Selling out to fit in
Let’s take New Labour as an introductory example, in this little thesis of mine. Mr Blair and chums had to sell out, beyond the edge of taste, just to get Sure start, the minimum wage and record investment in the NHS. The price to pay for this has been to watch as Labour behaved like a dirty uncle at a wedding, flirting with big business and putting its wandering hands right up the skirt of American foreign policy. What was all this for? Because some time in the 80s the party realised that however correct all of Michael Foot’s policies were, normal people were just too thick and selfish to vote for them.
I have realised recently that far too many of us spend our sad, pointless lives like Michael Foots, waiting at the bus stop, for the world to re-order itself so that we suddenly have the influence, love, and wealth that we deserve, without ever having to sell out. In this way I spent most of my childhood and adolescence getting to know the newest music before others (because that’s how boys get girls in the movies) and later, in that miniscule period of time when bands release records you KNOW are written about you, I discovered my own look by trailing around charity shops.
Charity shops seem like such good places to find cool clothes, all those retro styles and 80s Olympic or World Cup T-shirts. Walking around campus there are people looking intimidatingly good in some beaten up jacket and trousers that look like a tractor raped them, even though these clothes don’t exist. I swear that unless you’re one of those fate-chosen lucky people, who walks in just as Kate Moss and Johnny Depp are giving Oxfam their cast-offs, and immediately goes into the Mash Tun to find themselves an inexplicably attractive girlfriend whose family work in the BBC and ‘just happen’ to have a vacancy in their department at the moment, then life just doesn’t work like this. In reality, the T-shirts are stretched, the jackets smell like dead people and the trousers are all designed for people whose waists hold in them a lifetime of Pukka pies and Vimto.

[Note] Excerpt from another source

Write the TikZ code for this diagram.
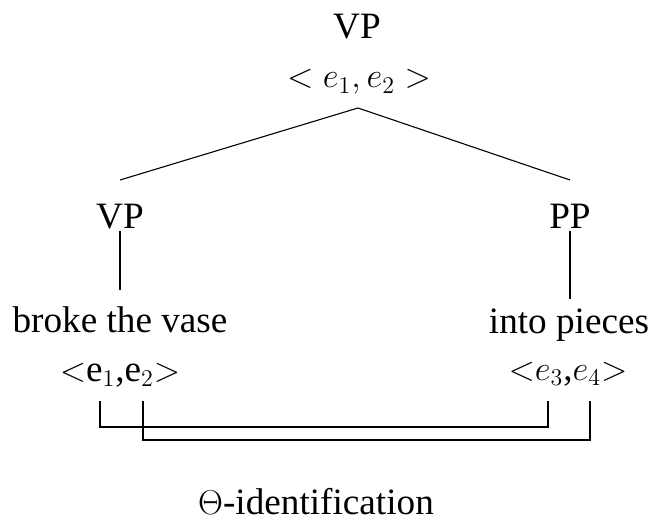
\documentclass[tikz,border=0pt]{standalone}
\usepackage{fontspec}
\setmainfont{Liberation Serif}
\begin{document}
\begin{tikzpicture}[x=0.5pt,y=-0.5pt,
  lbl/.style={inner sep=0pt,anchor=base,font=\fontsize{18.6}{22}\selectfont},
  edge/.style={line width=0.55pt,black}]
\useasboundingbox (0,0) rectangle (654,519);
\node[lbl] (vptop) at (357,39) {VP};
\node[lbl] (etop) at (359,88) {$<e_1,e_2>$};
\node[lbl] (vp) at (120,228) {VP};
\node[lbl] (pp) at (570,228) {PP};
\node[lbl] (broke) at (120,332) {broke the vase};
\node[lbl] (into) at (569,333) {into pieces};
\node[lbl] (eleft) at (120,381) {$<$e$_1$,e$_2$$>$};
\node[lbl] (eright) at (568,380) {$<$$e_3$,$e_4$$>$};
\node[lbl] (theta) at (316,514) {$\Theta$-identification};
% tree coordinates
\coordinate (apex) at (358,108);
\coordinate (vpn) at (120,180);
\coordinate (ppn) at (570,180);
\coordinate (vps) at (120,231);
\coordinate (pps) at (570,231);
\coordinate (brn) at (120,290);
\coordinate (inn) at (570,299);
\draw[edge] (vpn) -- (apex) -- (ppn);
\draw[edge] (vps) -- (brn);
\draw[edge] (pps) -- (inn);
% identification connectors
\coordinate (e1) at (100,401);
\coordinate (e2) at (143,401);
\coordinate (e3) at (548,401);
\coordinate (e4) at (590,401);
\draw[edge] (e1) |- (548,427) -- (e3);
\draw[edge] (e2) |- (590,440) -- (e4);
\end{tikzpicture}
\end{document}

Before I had this epiphany, I used to walk by Top Man with an annoyed disbelief. ‘Look’, I used to say to myself, ‘at those funny people who think they can just buy the culture I have worked so hard to include myself in’. Surely a Top Man outfit, a knowledge of two or three tracks by Tom Waits, Joanna Newsom and Joy Division, and a stupid hair cut couldn’t fool people to see me as worth only as much as those corporate,
unimaginative space–wasters? Tragically, I was wrong. It seems that there is no use cultivating any kind of individuality anymore; buy a better one down at Churchill Square. Yeah, I will be adding to the destruction of youth culture, but, hey, people will respect me and girls in the street might not pass me by with a look of amused disgust.